— START OF Material —
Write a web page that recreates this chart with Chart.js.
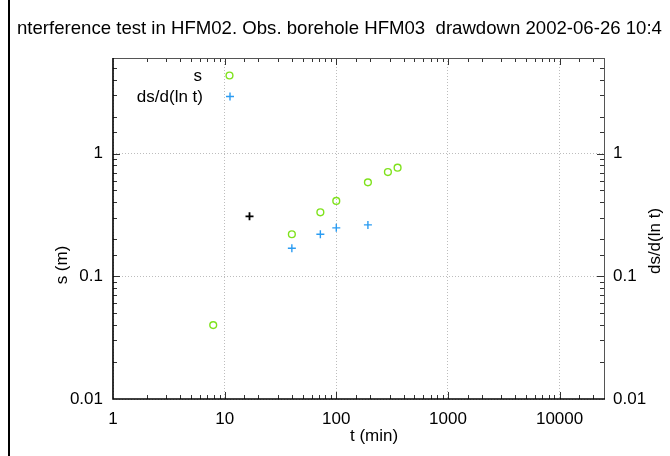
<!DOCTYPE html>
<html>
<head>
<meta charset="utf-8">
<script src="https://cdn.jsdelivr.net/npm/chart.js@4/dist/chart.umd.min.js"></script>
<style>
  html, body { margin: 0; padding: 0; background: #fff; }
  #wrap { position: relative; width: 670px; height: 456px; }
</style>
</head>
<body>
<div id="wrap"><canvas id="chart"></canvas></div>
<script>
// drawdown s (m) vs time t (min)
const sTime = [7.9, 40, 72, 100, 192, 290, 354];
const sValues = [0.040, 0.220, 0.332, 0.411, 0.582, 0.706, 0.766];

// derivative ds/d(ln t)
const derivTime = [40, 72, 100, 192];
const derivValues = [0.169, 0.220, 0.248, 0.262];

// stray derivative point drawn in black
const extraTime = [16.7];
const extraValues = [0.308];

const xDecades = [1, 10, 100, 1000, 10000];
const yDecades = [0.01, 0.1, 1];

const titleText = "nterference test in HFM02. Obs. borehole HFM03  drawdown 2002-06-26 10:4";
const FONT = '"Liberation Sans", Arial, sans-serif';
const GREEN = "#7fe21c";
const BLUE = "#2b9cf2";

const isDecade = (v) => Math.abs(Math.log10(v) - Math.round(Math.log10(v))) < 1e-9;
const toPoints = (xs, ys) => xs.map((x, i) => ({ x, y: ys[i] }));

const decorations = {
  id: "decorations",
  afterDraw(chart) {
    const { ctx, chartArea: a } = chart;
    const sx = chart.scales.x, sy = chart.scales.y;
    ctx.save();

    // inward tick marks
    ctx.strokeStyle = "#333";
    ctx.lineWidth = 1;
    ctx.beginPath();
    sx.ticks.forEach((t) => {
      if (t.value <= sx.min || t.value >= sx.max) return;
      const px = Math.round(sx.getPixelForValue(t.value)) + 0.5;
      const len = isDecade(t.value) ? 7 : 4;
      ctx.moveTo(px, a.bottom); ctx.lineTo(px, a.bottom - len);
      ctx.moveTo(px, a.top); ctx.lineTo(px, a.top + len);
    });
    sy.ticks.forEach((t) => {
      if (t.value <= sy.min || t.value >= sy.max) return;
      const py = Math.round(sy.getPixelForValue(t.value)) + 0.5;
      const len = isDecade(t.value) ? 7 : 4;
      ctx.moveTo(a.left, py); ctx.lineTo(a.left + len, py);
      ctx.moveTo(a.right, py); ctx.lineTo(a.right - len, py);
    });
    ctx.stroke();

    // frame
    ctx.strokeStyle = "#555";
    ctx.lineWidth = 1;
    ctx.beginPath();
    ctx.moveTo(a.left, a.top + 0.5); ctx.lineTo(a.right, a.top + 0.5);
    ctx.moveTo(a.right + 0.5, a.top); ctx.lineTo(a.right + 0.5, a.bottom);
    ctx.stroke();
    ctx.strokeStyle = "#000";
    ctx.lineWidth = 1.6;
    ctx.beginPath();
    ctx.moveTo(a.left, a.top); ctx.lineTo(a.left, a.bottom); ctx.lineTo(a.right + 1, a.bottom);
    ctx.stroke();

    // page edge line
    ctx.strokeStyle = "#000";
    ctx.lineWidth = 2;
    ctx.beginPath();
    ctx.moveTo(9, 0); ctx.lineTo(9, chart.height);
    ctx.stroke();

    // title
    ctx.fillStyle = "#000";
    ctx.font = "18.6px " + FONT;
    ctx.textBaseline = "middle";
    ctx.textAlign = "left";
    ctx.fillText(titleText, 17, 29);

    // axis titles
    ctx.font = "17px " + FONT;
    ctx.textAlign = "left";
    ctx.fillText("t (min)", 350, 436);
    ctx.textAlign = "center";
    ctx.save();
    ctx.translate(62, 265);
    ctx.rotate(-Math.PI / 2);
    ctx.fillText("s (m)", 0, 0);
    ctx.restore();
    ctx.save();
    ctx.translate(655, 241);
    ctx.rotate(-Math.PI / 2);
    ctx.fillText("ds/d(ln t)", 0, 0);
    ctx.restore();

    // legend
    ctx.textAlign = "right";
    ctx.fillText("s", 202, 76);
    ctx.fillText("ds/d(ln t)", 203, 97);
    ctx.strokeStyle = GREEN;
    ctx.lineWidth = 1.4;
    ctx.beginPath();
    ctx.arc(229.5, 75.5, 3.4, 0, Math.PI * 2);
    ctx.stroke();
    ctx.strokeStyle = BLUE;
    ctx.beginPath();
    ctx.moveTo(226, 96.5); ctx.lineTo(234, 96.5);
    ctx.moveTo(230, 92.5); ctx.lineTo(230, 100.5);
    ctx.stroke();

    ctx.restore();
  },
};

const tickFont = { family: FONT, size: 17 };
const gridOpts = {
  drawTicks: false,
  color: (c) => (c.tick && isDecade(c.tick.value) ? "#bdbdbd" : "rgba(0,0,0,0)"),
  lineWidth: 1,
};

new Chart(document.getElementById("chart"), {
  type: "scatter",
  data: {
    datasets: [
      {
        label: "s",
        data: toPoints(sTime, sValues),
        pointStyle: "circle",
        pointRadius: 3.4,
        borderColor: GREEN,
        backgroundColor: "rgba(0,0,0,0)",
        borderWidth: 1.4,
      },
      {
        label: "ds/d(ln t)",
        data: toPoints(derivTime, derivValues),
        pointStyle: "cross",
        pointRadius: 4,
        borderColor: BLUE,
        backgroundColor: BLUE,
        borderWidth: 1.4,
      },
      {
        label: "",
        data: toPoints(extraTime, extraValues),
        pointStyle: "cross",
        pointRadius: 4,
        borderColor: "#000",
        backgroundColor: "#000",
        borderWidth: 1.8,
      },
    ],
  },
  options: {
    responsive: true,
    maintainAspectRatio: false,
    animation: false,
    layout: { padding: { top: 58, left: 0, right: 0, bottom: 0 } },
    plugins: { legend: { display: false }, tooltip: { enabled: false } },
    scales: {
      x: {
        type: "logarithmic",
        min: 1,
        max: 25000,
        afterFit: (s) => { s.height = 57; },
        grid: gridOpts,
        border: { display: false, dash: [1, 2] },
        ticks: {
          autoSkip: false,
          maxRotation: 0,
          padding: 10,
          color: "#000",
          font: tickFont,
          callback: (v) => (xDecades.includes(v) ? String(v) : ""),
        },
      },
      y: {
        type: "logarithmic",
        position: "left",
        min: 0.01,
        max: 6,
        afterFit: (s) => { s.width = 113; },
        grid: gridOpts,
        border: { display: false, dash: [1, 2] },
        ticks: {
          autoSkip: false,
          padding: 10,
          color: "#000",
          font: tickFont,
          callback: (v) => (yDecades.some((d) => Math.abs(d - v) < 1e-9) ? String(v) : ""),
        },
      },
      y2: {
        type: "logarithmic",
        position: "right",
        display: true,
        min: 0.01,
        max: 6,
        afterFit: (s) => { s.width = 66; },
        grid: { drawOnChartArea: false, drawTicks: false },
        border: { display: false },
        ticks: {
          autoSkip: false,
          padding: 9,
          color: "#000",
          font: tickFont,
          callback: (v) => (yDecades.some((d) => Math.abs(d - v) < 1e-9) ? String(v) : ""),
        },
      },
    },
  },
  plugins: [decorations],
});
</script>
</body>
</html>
— END OF Material —
**Problem requirements**:
Take the listing above and restate it word for word, without its pictures.

**The completed task**:
Write a web page that recreates this chart with Chart.js.
<!DOCTYPE html>
<html>
<head>
<meta charset="utf-8">
<script src="https://cdn.jsdelivr.net/npm/chart.js@4/dist/chart.umd.min.js"></script>
<style>
  html, body { margin: 0; padding: 0; background: #fff; }
  #wrap { position: relative; width: 670px; height: 456px; }
</style>
</head>
<body>
<div id="wrap"><canvas id="chart"></canvas></div>
<script>
// drawdown s (m) vs time t (min)
const sTime = [7.9, 40, 72, 100, 192, 290, 354];
const sValues = [0.040, 0.220, 0.332, 0.411, 0.582, 0.706, 0.766];

// derivative ds/d(ln t)
const derivTime = [40, 72, 100, 192];
const derivValues = [0.169, 0.220, 0.248, 0.262];

// stray derivative point drawn in black
const extraTime = [16.7];
const extraValues = [0.308];

const xDecades = [1, 10, 100, 1000, 10000];
const yDecades = [0.01, 0.1, 1];

const titleText = "nterference test in HFM02. Obs. borehole HFM03  drawdown 2002-06-26 10:4";
const FONT = '"Liberation Sans", Arial, sans-serif';
const GREEN = "#7fe21c";
const BLUE = "#2b9cf2";

const isDecade = (v) => Math.abs(Math.log10(v) - Math.round(Math.log10(v))) < 1e-9;
const toPoints = (xs, ys) => xs.map((x, i) => ({ x, y: ys[i] }));

const decorations = {
  id: "decorations",
  afterDraw(chart) {
    const { ctx, chartArea: a } = chart;
    const sx = chart.scales.x, sy = chart.scales.y;
    ctx.save();

    // inward tick marks
    ctx.strokeStyle = "#333";
    ctx.lineWidth = 1;
    ctx.beginPath();
    sx.ticks.forEach((t) => {
      if (t.value <= sx.min || t.value >= sx.max) return;
      const px = Math.round(sx.getPixelForValue(t.value)) + 0.5;
      const len = isDecade(t.value) ? 7 : 4;
      ctx.moveTo(px, a.bottom); ctx.lineTo(px, a.bottom - len);
      ctx.moveTo(px, a.top); ctx.lineTo(px, a.top + len);
    });
    sy.ticks.forEach((t) => {
      if (t.value <= sy.min || t.value >= sy.max) return;
      const py = Math.round(sy.getPixelForValue(t.value)) + 0.5;
      const len = isDecade(t.value) ? 7 : 4;
      ctx.moveTo(a.left, py); ctx.lineTo(a.left + len, py);
      ctx.moveTo(a.right, py); ctx.lineTo(a.right - len, py);
    });
    ctx.stroke();

    // frame
    ctx.strokeStyle = "#555";
    ctx.lineWidth = 1;
    ctx.beginPath();
    ctx.moveTo(a.left, a.top + 0.5); ctx.lineTo(a.right, a.top + 0.5);
    ctx.moveTo(a.right + 0.5, a.top); ctx.lineTo(a.right + 0.5, a.bottom);
    ctx.stroke();
    ctx.strokeStyle = "#000";
    ctx.lineWidth = 1.6;
    ctx.beginPath();
    ctx.moveTo(a.left, a.top); ctx.lineTo(a.left, a.bottom); ctx.lineTo(a.right + 1, a.bottom);
    ctx.stroke();

    // page edge line
    ctx.strokeStyle = "#000";
    ctx.lineWidth = 2;
    ctx.beginPath();
    ctx.moveTo(9, 0); ctx.lineTo(9, chart.height);
    ctx.stroke();

    // title
    ctx.fillStyle = "#000";
    ctx.font = "18.6px " + FONT;
    ctx.textBaseline = "middle";
    ctx.textAlign = "left";
    ctx.fillText(titleText, 17, 29);

    // axis titles
    ctx.font = "17px " + FONT;
    ctx.textAlign = "left";
    ctx.fillText("t (min)", 350, 436);
    ctx.textAlign = "center";
    ctx.save();
    ctx.translate(62, 265);
    ctx.rotate(-Math.PI / 2);
    ctx.fillText("s (m)", 0, 0);
    ctx.restore();
    ctx.save();
    ctx.translate(655, 241);
    ctx.rotate(-Math.PI / 2);
    ctx.fillText("ds/d(ln t)", 0, 0);
    ctx.restore();

    // legend
    ctx.textAlign = "right";
    ctx.fillText("s", 202, 76);
    ctx.fillText("ds/d(ln t)", 203, 97);
    ctx.strokeStyle = GREEN;
    ctx.lineWidth = 1.4;
    ctx.beginPath();
    ctx.arc(229.5, 75.5, 3.4, 0, Math.PI * 2);
    ctx.stroke();
    ctx.strokeStyle = BLUE;
    ctx.beginPath();
    ctx.moveTo(226, 96.5); ctx.lineTo(234, 96.5);
    ctx.moveTo(230, 92.5); ctx.lineTo(230, 100.5);
    ctx.stroke();

    ctx.restore();
  },
};

const tickFont = { family: FONT, size: 17 };
const gridOpts = {
  drawTicks: false,
  color: (c) => (c.tick && isDecade(c.tick.value) ? "#bdbdbd" : "rgba(0,0,0,0)"),
  lineWidth: 1,
};

new Chart(document.getElementById("chart"), {
  type: "scatter",
  data: {
    datasets: [
      {
        label: "s",
        data: toPoints(sTime, sValues),
        pointStyle: "circle",
        pointRadius: 3.4,
        borderColor: GREEN,
        backgroundColor: "rgba(0,0,0,0)",
        borderWidth: 1.4,
      },
      {
        label: "ds/d(ln t)",
        data: toPoints(derivTime, derivValues),
        pointStyle: "cross",
        pointRadius: 4,
        borderColor: BLUE,
        backgroundColor: BLUE,
        borderWidth: 1.4,
      },
      {
        label: "",
        data: toPoints(extraTime, extraValues),
        pointStyle: "cross",
        pointRadius: 4,
        borderColor: "#000",
        backgroundColor: "#000",
        borderWidth: 1.8,
      },
    ],
  },
  options: {
    responsive: true,
    maintainAspectRatio: false,
    animation: false,
    layout: { padding: { top: 58, left: 0, right: 0, bottom: 0 } },
    plugins: { legend: { display: false }, tooltip: { enabled: false } },
    scales: {
      x: {
        type: "logarithmic",
        min: 1,
        max: 25000,
        afterFit: (s) => { s.height = 57; },
        grid: gridOpts,
        border: { display: false, dash: [1, 2] },
        ticks: {
          autoSkip: false,
          maxRotation: 0,
          padding: 10,
          color: "#000",
          font: tickFont,
          callback: (v) => (xDecades.includes(v) ? String(v) : ""),
        },
      },
      y: {
        type: "logarithmic",
        position: "left",
        min: 0.01,
        max: 6,
        afterFit: (s) => { s.width = 113; },
        grid: gridOpts,
        border: { display: false, dash: [1, 2] },
        ticks: {
          autoSkip: false,
          padding: 10,
          color: "#000",
          font: tickFont,
          callback: (v) => (yDecades.some((d) => Math.abs(d - v) < 1e-9) ? String(v) : ""),
        },
      },
      y2: {
        type: "logarithmic",
        position: "right",
        display: true,
        min: 0.01,
        max: 6,
        afterFit: (s) => { s.width = 66; },
        grid: { drawOnChartArea: false, drawTicks: false },
        border: { display: false },
        ticks: {
          autoSkip: false,
          padding: 9,
          color: "#000",
          font: tickFont,
          callback: (v) => (yDecades.some((d) => Math.abs(d - v) < 1e-9) ? String(v) : ""),
        },
      },
    },
  },
  plugins: [decorations],
});
</script>
</body>
</html>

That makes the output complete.